Mental Health Parity Law Takes Wrong Approach

Published February 1, 2009

It was easy to overlook in the midst of a historic financial crisis, but buried in the middle of the highly publicized bailout bill passed just before the November 2008 election was a mental health parity law.

The measure contains so many loopholes and exceptions it may not have any more impact than the previous mental health parity bill, which was enacted in 1996. That’s one good thing about it.

Ostensibly, employers of more than 50 people will have to apply the same co-payments, deductibles, etc., to mental health services as they have for medical services. But the employer doesn’t have to cover mental health at all. And if there is coverage, employers can pick and choose which disorders they will cover.

‘Very Bad Law’

So why does this interest us? Because it is an example of very bad law. It does the opposite of what good public policy should be all about.

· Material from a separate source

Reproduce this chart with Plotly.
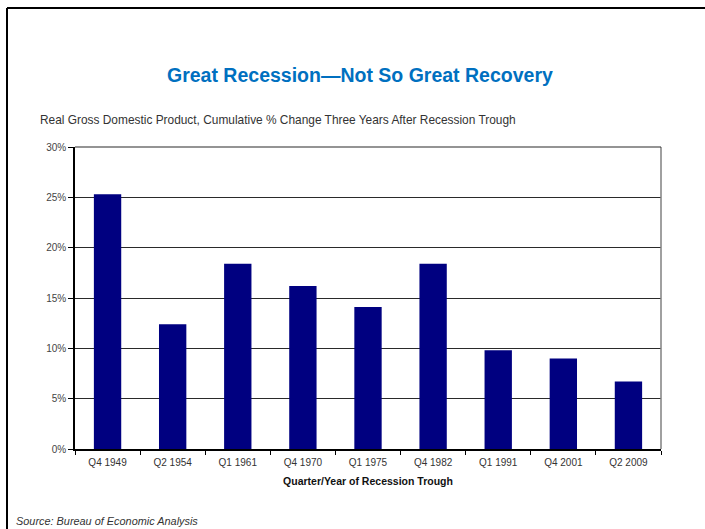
import plotly.graph_objects as go

categories = ["Q4 1949", "Q2 1954", "Q1 1961", "Q4 1970", "Q1 1975",
              "Q4 1982", "Q1 1991", "Q4 2001", "Q2 2009"]
gdp_change = [25.3, 12.4, 18.4, 16.2, 14.1, 18.4, 9.8, 9.0, 6.7]
y_ticks = [0, 5, 10, 15, 20, 25, 30]
y_tick_labels = ["0%", "5%", "10%", "15%", "20%", "25%", "30%"]

W, H = 705, 529
L, R, T, B = 75, 661, 147, 449

def px_x(px):
    return (px - L) / (R - L)

def px_y(py):
    return (B - py) / (B - T)

fig = go.Figure()
fig.add_trace(go.Bar(
    x=categories, y=gdp_change,
    marker=dict(color="#000080", line=dict(width=0)),
    width=0.42,
    hoverinfo="x+y",
))

font_family = "Liberation Sans, Arial, sans-serif"

fig.update_layout(
    width=W, height=H,
    margin=dict(l=L, r=W - R, t=T, b=H - B),
    paper_bgcolor="white", plot_bgcolor="white",
    showlegend=False,
    font=dict(family=font_family, color="#333333", size=10),
    xaxis=dict(
        showline=True, linecolor="#000000", linewidth=1.5,
        ticks="outside", tickson="boundaries", ticklen=4, tickcolor="#000000",
        tickfont=dict(size=10, color="#333333"), ticklabelstandoff=3,
        showgrid=False, fixedrange=True,
        title=dict(text="<b>Quarter/Year of Recession Trough</b>",
                   font=dict(size=10.5, color="#111111"), standoff=11),
    ),
    yaxis=dict(
        range=[0, 30], tickvals=y_ticks, ticktext=y_tick_labels,
        showline=True, linecolor="#000000", linewidth=1.5,
        ticks="outside", ticklen=5, tickcolor="#000000",
        tickfont=dict(size=10, color="#444444"),
        showgrid=True, gridcolor="#2a2a2a", gridwidth=1.2,
        zeroline=False, fixedrange=True,
    ),
    shapes=[
        # plot frame right (gray) and top
        dict(type="line", xref="paper", yref="paper", x0=1, x1=1, y0=0, y1=1,
             line=dict(color="#808080", width=1.5)),
        dict(type="line", xref="paper", yref="paper", x0=0, x1=1, y0=1, y1=1,
             line=dict(color="#2a2a2a", width=1.2)),
        # outer page frame (left and top)
        dict(type="line", xref="paper", yref="paper",
             x0=px_x(7), x1=px_x(7), y0=px_y(8), y1=px_y(535),
             line=dict(color="#000000", width=2)),
        dict(type="line", xref="paper", yref="paper",
             x0=px_x(7), x1=px_x(720), y0=px_y(8), y1=px_y(8),
             line=dict(color="#000000", width=2)),
    ],
    annotations=[
        dict(text="<b>Great Recession\u2014Not So Great Recovery</b>",
             xref="paper", yref="paper", x=px_x(360), y=px_y(75),
             xanchor="center", yanchor="middle", showarrow=False,
             font=dict(size=19.5, color="#0070C0", family=font_family)),
        dict(text="Real Gross Domestic Product, Cumulative % Change Three Years After Recession Trough",
             xref="paper", yref="paper", x=px_x(38), y=px_y(120),
             xanchor="left", yanchor="middle", showarrow=False,
             font=dict(size=11.9, color="#333333", family=font_family)),
        dict(text="<i>Source: Bureau of Economic Analysis</i>",
             xref="paper", yref="paper", x=px_x(14), y=px_y(521),
             xanchor="left", yanchor="middle", showarrow=False,
             font=dict(size=10.9, color="#333333", family=font_family)),
    ],
)

fig.write_html("out.html")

With respect to insurance for any health condition, there are three public policy questions:

1. Is there a legitimate social interest in whether private insurance covers treatment costs at all?

2. Is there a legitimate social interest in how private insurance contracts allocate coverage between third-party insurance and individual self-insurance?

3. If the answer to 2 is “yes,” what should the allocation be?

The new law implicitly says “no” to question one, “yes” to question two, and “equal allocations for all covered services” to question three. These are the wrong answers to all three questions.

No Substitute for Market

There may be a legitimate social interest in whether people insure for catastrophic mental health care costs, just as there may be a legitimate interest in insurance for other catastrophic costs.

But given some level of catastrophic coverage, there is rarely any good reason to substitute the judgment of legislators for the judgment of the marketplace with respect to the division between self-insurance and third-party insurance.

And there is no conceivable reason to dictate the terms of question two while leaving the private sector completely free to answer “no” to question one.

In addition, even if there were a legitimate social interest in question two, the legislation gets it all wrong. There is no conceivable circumstance in which rational people would freely choose to be in plans in which deductibles and co-payments are the same for all services.

On the contrary, people should self-insure for those services where it is appropriate and desirable for patients to exercise discretion, and they should rely on third-party insurance for services where it is inappropriate and undesirable for patients to exercise discretion.

Mental health services frequently have the very characteristics that make patient discretion highly desirable. Thus, they constitute a case where it is far more efficient to put funds in health savings accounts (HSAs) and let patients make their own decisions. And even within the category of mental health, we would almost never want the same amount of self-insurance for every service.


John C. Goodman ([email protected]) is president of the National Center for Policy Analysis.